Кольцова и Бабеля расстреляли, Зощенко замучили, так что он незадолго до смерти на вопрос Чуковского, не пишет ли он новых сочинений, ответил медлительно: «Мои сочинения? Я и не помню, какие были мои сочинения». Леонов пережил всех и умер в 1994 году, через три месяца после публикации своего главного двухтомного романа «Пирамида». Каверин стал хорошим советским писателем, автором гениальных сказок. Алексей Толстой умер классиком. Грин в 1932 году умер от рака и истощения в Старом Крыму. Федин умер функционером писательского союза, утратившим всякие способности к литературе и всякое сочувствие к бунтарям. Роман «Большие пожары» ни разу не издавался. Великие пожары ждать себя не заставили.

Новый роман, если будут желающие откликнуться из числа современных русских писателей, я назвал бы «Большое болото».


2003 год

Дмитрий Быков

Ленин и Блок

из цикла «Типология»


Я не первый, кто ставит их рядом. В проскрипционных списках работы Савинкова и Мережковских фамилия Блока стояла непосредственно после ленинской. Оба подлежали немедленному аресту в случае антибольшевистского переворота. Тут есть логика – оба, бесспорно, первенствовали, каждый в своей области. Современники этого первенства не оспаривали – словно кумир в подчеркнутом одиночестве занимал первое место, а прочие начинались сразу с одиннадцатого, как Тарковский говаривал о Бахе. Эта бесспорность тем более удивительна, что времена-то были отнюдь не безрыбные – и Ленин, и Блок действовали в блестящем окружении, на фоне сотен политических и поэтических титанов. Но отчего-то именно их авторитет незыблем – и дело тут, конечно, не только в масштабе дарования, но прежде всего в способности обоих быть (или осознаваться) своими, близкими: быть тем, что называется «выразитель заветных чаяний». К Блоку вполне приложима пастернаковская формулировка: «Он был их звуковым лицом». Чьим – «их»? Не принципиально: десятых годов. Миллионов современников и соотечественников. Блок и Ленин – каждый по-своему – были предельным выражением некоей тенденции, и тенденция – при всем различии областей, в которых они действовали,- была общая.
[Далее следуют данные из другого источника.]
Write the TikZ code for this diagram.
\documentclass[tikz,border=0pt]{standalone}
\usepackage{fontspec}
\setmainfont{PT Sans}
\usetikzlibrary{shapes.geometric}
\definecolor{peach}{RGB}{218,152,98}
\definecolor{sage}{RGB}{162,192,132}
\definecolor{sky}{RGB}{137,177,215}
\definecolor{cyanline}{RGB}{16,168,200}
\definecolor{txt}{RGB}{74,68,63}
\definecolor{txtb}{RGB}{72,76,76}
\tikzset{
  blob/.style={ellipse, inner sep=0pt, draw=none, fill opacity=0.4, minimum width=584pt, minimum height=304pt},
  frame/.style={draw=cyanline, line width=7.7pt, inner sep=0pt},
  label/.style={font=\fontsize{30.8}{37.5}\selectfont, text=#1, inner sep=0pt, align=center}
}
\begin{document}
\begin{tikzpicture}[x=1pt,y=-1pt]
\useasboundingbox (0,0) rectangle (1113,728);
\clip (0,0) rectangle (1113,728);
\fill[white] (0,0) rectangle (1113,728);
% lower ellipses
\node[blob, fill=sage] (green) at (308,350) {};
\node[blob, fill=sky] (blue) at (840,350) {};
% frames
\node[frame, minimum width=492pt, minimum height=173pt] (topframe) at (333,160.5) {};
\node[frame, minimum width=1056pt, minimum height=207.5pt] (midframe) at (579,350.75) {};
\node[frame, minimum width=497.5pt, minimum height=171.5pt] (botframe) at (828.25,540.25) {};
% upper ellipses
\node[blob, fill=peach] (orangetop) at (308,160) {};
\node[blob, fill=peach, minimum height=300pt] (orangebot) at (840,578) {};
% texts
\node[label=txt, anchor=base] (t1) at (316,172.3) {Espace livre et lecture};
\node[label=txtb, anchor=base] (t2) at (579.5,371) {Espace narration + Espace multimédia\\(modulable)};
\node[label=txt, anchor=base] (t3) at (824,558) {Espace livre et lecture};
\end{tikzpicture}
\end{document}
Я назвал бы ее эсхатологической, гибельной. Гибель предчувствовали все, включая самых тупых (они-то обычно наиболее чутки, ум не мешает),- но только Ленин и Блок сумели использовать ее максимально эффективно: Блок сделал из нее лучшую поэзию, Ленин – лучшую политику.

У Надежды Мандельштам есть ссылка на ленинскую цитату, которую я нигде не могу обнаружить. Во «Второй книге» она упоминает российского «философа с неумеренно гениальными прозрениями», доказавшего абсолютность классового подхода: думаю, тут нет сомнений, кто имеется в виду. Этот философ считал, пишет она, что эсхатологические предчувствия – участь погибающих классов. Мысль ясная, по-ленински наглядная и плоская (сходные сентенции есть в работе «О значении воинствующего материализма» 1922 года),- с ее помощью легко отмахнуться от чужих гибельных предчувствий, и именно ею Надежда Мандельштам заслоняется от апокалиптических видений: «Может быть,- пишет она,- это не эпоха виновата, а моя личная обреченность». Но утешение это ложное, картонная преграда на пути всесметающей лавины, если суждено погибнуть целым классам, ни в чем не виноватым, потому что все действительное разумно,- все явно катится куда-то не туда.